The fast bowler says he is ready to seize his opportunity after being called up for England's trip to the UAE.
Shahzad aims to have a ball
Ajmal Shahzad will not forget his first - and only - international match as a spectator. It was at Headingley in 2001. When Waqar Younis, the Pakistan fast bowler, roared in to send Marcus Trescothick, the England opener, back to the pavilion with his first ball, Shahzad was asleep.
"I'd had a late night, it was an early morning and I was excited about going to the game," laughs Shahzad, who was 15-years-old at the time. "Waqar bowled Trescothick with an in-swinging yorker and everybody went crazy. That woke me up. "The whole experience was amazing and I dreamed of people cheering me in the same way one day." Shahzad could soon get that chance, but against the country of his ancestors after a call-up for England's trip to the UAE, where they will face Pakistan in two Twenty20 internationals this weekend, and then the Test and one-day series in Bangladesh.
It was a surprise, but he is determined to evoke memories of Waqar when Pakistan tour England this summer. "That would be perfect. The ideal scenario would be to play against Pakistan at Headingley, possibly open the bowling or first change, bat seven or eight, and do well," said the paceman, now 24. "I was born and bred in England so it was never really an option to play for Pakistan. I watched them because my dad was Pakistani and they were masters 10-15 years ago with people like Waqar and [fellow new ball bowler] Wasim Akram.

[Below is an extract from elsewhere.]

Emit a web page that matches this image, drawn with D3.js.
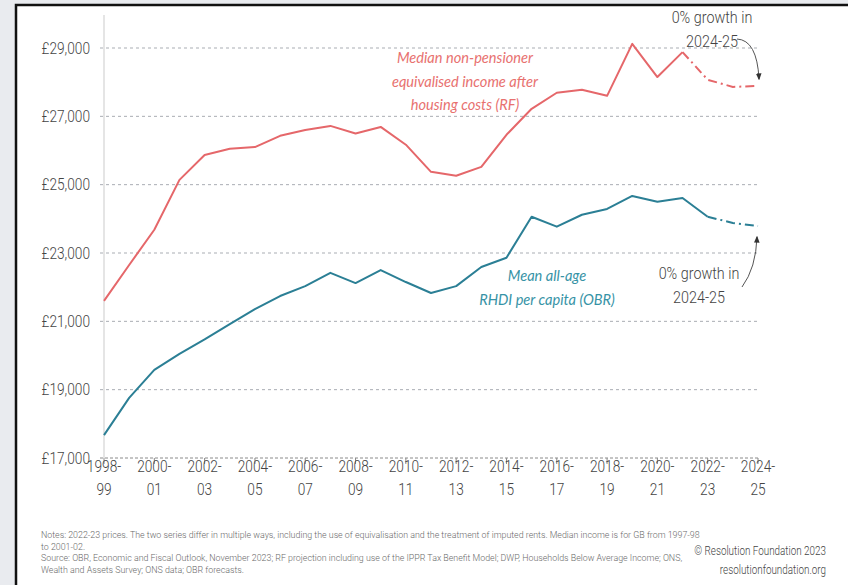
<!DOCTYPE html>
<html>
<head>
<meta charset="utf-8">
<script src="https://cdn.jsdelivr.net/npm/d3@7"></script>
<style>
  html, body { margin: 0; padding: 0; background: #e9ebef; }
  svg { display: block; }
  .narrow { font-family: Roboto, "Liberation Sans", sans-serif; font-weight: 300; }
</style>
</head>
<body>
<div id="chart"></div>
<script>
// income series, 2022-23 prices, one value per financial year
const years = ["1998-99","1999-00","2000-01","2001-02","2002-03","2003-04","2004-05","2005-06",
  "2006-07","2007-08","2008-09","2009-10","2010-11","2011-12","2012-13","2013-14","2014-15",
  "2015-16","2016-17","2017-18","2018-19","2019-20","2020-21","2021-22","2022-23","2023-24","2024-25"]

const medianIncome = [21600,22650,23680,25140,25870,26050,26100,26430,26600,26720,26500,26690,
  26170,25375,25260,25520,26460,27220,27690,27780,27600,29120,28150,28880,28070,27860,27890]

const meanRHDI = [17670,18760,19580,20050,20470,20920,21360,21740,22030,22420,22120,22500,
  22150,21830,22030,22590,22860,24060,23770,24120,24290,24670,24500,24610,24060,23880,23790]

// last year of actual data for each series (projection after that)
const medianLastActual = "2021-22"
const rhdiLastActual   = "2022-23"

const yTicks = [17000,19000,21000,23000,25000,27000,29000]
const xTickYears = years.filter((d,i) => i % 2 === 0)

const W = 848, H = 585
const redCol  = "#e5676a"
const blueCol = "#2b7f95"
const SX = 0.83   // horizontal squeeze to mimic the condensed house font

const svg = d3.select("#chart").append("svg")
  .attr("width", W).attr("height", H)

// frame: grey page, white panel with dark top/left edge
svg.append("rect").attr("width", W).attr("height", H).attr("fill", "#e9ebef")
svg.append("rect").attr("x", 16).attr("y", 5).attr("width", W - 16).attr("height", H - 5).attr("fill", "#fff")
svg.append("path").attr("d", `M16,${H} V5 H${W}`).attr("fill", "none").attr("stroke", "#111").attr("stroke-width", 2.5)

const x = d3.scalePoint().domain(years).range([104, 758])
const y = d3.scaleLinear().domain([17000, 29000]).range([458, 48])

const fmt = d => "£" + d3.format(",")(d)

// squeezed text helper: returns a text element positioned at (px,py)
function sqText(parent, px, py, sx) {
  return parent.append("text").attr("class", "narrow")
    .attr("transform", `translate(${px},${py}) scale(${sx},1)`)
}

// gridlines
svg.append("g").selectAll("line")
  .data(yTicks.slice(1)).join("line")
  .attr("x1", 100).attr("x2", 758)
  .attr("y1", d => y(d)).attr("y2", d => y(d))
  .attr("stroke", "#a9adb3").attr("stroke-width", 1).attr("stroke-dasharray", "3,3")

// vertical axis line
svg.append("line")
  .attr("x1", 104).attr("x2", 104).attr("y1", 15).attr("y2", y(17000))
  .attr("stroke", "#dcdcdc").attr("stroke-width", 1.5)

// y tick labels
const yg = svg.append("g")
yTicks.forEach(d => {
  sqText(yg, 90, y(d) + 5.5, SX)
    .attr("text-anchor", "end")
    .style("font-size", "16.5px").style("fill", "#444")
    .text(fmt(d))
})

// bottom axis (dashed) + ticks
svg.append("line")
  .attr("x1", 100).attr("x2", 758).attr("y1", y(17000)).attr("y2", y(17000))
  .attr("stroke", "#8a8a8a").attr("stroke-width", 1).attr("stroke-dasharray", "3,2")

const xg = svg.append("g")
xg.selectAll("line")
  .data(xTickYears).join("line")
  .attr("x1", d => x(d)).attr("x2", d => x(d))
  .attr("y1", y(17000)).attr("y2", y(17000) + 6)
  .attr("stroke", "#8a8a8a")

xTickYears.forEach(d => {
  const t = sqText(xg, x(d), 0, SX)
    .attr("text-anchor", "middle")
    .style("font-size", "16.5px").style("fill", "#444")
  t.append("tspan").attr("x", 0).attr("y", 472).text(d.split("-")[0] + "-")
  t.append("tspan").attr("x", 0).attr("y", 495).text(d.split("-")[1])
})

// lines: solid for actual, dash-dot for projection
const line = d3.line().x(d => x(d.year)).y(d => y(d.v))

function drawSeries(vals, lastActual, col) {
  const pts = years.map((yr, i) => ({ year: yr, v: vals[i] }))
  const cut = years.indexOf(lastActual)
  svg.append("path").datum(pts.slice(0, cut + 1))
    .attr("d", line).attr("fill", "none")
    .attr("stroke", col).attr("stroke-width", 2).attr("stroke-linejoin", "round")
  svg.append("path").datum(pts.slice(cut))
    .attr("d", line).attr("fill", "none")
    .attr("stroke", col).attr("stroke-width", 2)
    .attr("stroke-dasharray", "9,4,2,4")
}
drawSeries(medianIncome, medianLastActual, redCol)
drawSeries(meanRHDI, rhdiLastActual, blueCol)

// series labels
const redLab = svg.append("text")
  .style("font-family", "Lato, sans-serif").style("font-style", "italic")
  .style("font-size", "14.6px").style("fill", "#e8716f")
  .attr("text-anchor", "middle")
;["Median non-pensioner", "equivalised income after", "housing costs (RF)"].forEach((t, i) => {
  redLab.append("tspan").attr("x", 465).attr("y", 63 + i * 23.5).text(t)
})

const blueLab = svg.append("text")
  .style("font-family", "Lato, sans-serif").style("font-style", "italic")
  .style("font-size", "14.6px").style("fill", "#3793a6")
  .attr("text-anchor", "middle")
;["Mean all-age", "RHDI per capita (OBR)"].forEach((t, i) => {
  blueLab.append("tspan").attr("x", 547).attr("y", 281 + i * 24).text(t)
})

// growth annotations with curved arrows
svg.append("defs").append("marker")
  .attr("id", "arr").attr("viewBox", "0 0 10 10")
  .attr("refX", 8).attr("refY", 5)
  .attr("markerWidth", 7).attr("markerHeight", 7)
  .attr("orient", "auto-start-reverse")
  .append("path").attr("d", "M0,1 L10,5 L0,9 Z").attr("fill", "#333")

function note(cx, y0, lines) {
  const t = sqText(svg, cx, 0, 0.87)
    .attr("text-anchor", "middle")
    .style("font-size", "16.5px").style("fill", "#444")
  lines.forEach((s, i) => t.append("tspan").attr("x", 0).attr("y", y0 + i * 24).text(s))
}
note(712, 23, ["0% growth in", "2024-25"])
note(699, 279, ["0% growth in", "2024-25"])

svg.append("path")
  .attr("d", "M737,39 Q757,40 759,79")
  .attr("fill", "none").attr("stroke", "#555").attr("stroke-width", 1)
  .attr("marker-end", "url(#arr)")
svg.append("path")
  .attr("d", "M742,287 Q756,268 757,237")
  .attr("fill", "none").attr("stroke", "#555").attr("stroke-width", 1)
  .attr("marker-end", "url(#arr)")

// footer
const notes = [
  "Notes: 2022-23 prices. The two series differ in multiple ways, including the use of equivalisation and the treatment of imputed rents. Median income is for GB from 1997-98",
  "to 2001-02.",
  "Source: OBR, Economic and Fiscal Outlook, November 2023; RF projection including use of the IPPR Tax Benefit Model; DWP, Households Below Average Income; ONS,",
  "Wealth and Assets Survey; ONS data; OBR forecasts."
]
const fg = svg.append("g")
notes.forEach((d, i) => {
  sqText(fg, 41, 538 + i * 11.7, 0.905)
    .style("font-size", "9.8px").style("fill", "#6a6a6a")
    .text(d)
})

const credit = ["© Resolution Foundation 2023", "resolutionfoundation.org"]
credit.forEach((d, i) => {
  sqText(fg, 826, 555 + i * 19, 0.79)
    .attr("text-anchor", "end")
    .style("font-size", "12.5px").style("fill", "#444")
    .text(d)
})
</script>
</body>
</html>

"But when Darren Gough came along, Andy Caddick and Harmi [Steve Harmison], it was England." Shahzad first served notice of his potential at 18. An appearance in a one-dayer at Worcestershire made him the first Britain-born Asian to play for Yorkshire. A stress fracture put his career on hold and, frustrated, he almost quit cricket twice before last season's impressive displays propelled him into the England reckoning.
"It's been tough, I was gutted by the injury because I felt those were my best years. It just didn't happen for me after that," he said. "At 22, I decided if cricket was the way forward for me or education. I was doing a pharmacology degree and giving 50 per cent to study and 50 per cent to cricket. But when I started getting myself fit, I knew I could go far in cricket and gave up the studies. "I spoke to my dad and said I'll give 100 per cent to this because I really felt I could be as good as some of the big names. But we had the same conversation last year.
"Yorkshire offered me a year's extension and I told my dad I didn't want to sign it. For those terms I'd rather finish and go back into studying. I knew I was better than that. "Everyone said you are putting pressure on yourself in the last year of my contract. It was make or break, but I enjoyed that and thankfully it worked out well for me with a three-year deal." Shahzad is driven. As a teenager he was also a schools' champion at badminton, but gave it up for cricket after he won silver instead of gold.
"It hurt not to win. That's when the competitive side of me really came out," he says. He first started out playing street cricket in Bradford as a wannabe Shoaib Akhtar, but crafted his skills by watching Waqar and Wasim. With his batting, Shahzad has been tipped to emulate Andrew Flintoff in the all-rounder role too. "I'm not going to bowl or bat like him, but if I can change games and win games for the team like he did, then that's what it's all about.
"He won't be in Dubai when we are there, but I hope to chat with him at some stage. The only time I've spoken to him before was when I played for Yorkshire against Lancashire in my first season. "Muttiah Muralitharan [the Sri Lanka spinner] was bowling at me and I was missing every ball. Freddie said, 'what are you doing Shaz?'. "I didn't even know he knew my name and said, 'I can't pick him', and he went, 'neither can I, just swing'. I did and it went for six. I tried it again the next ball and got caught and he went 'unlucky pal'. He wears his heart on his sleeve.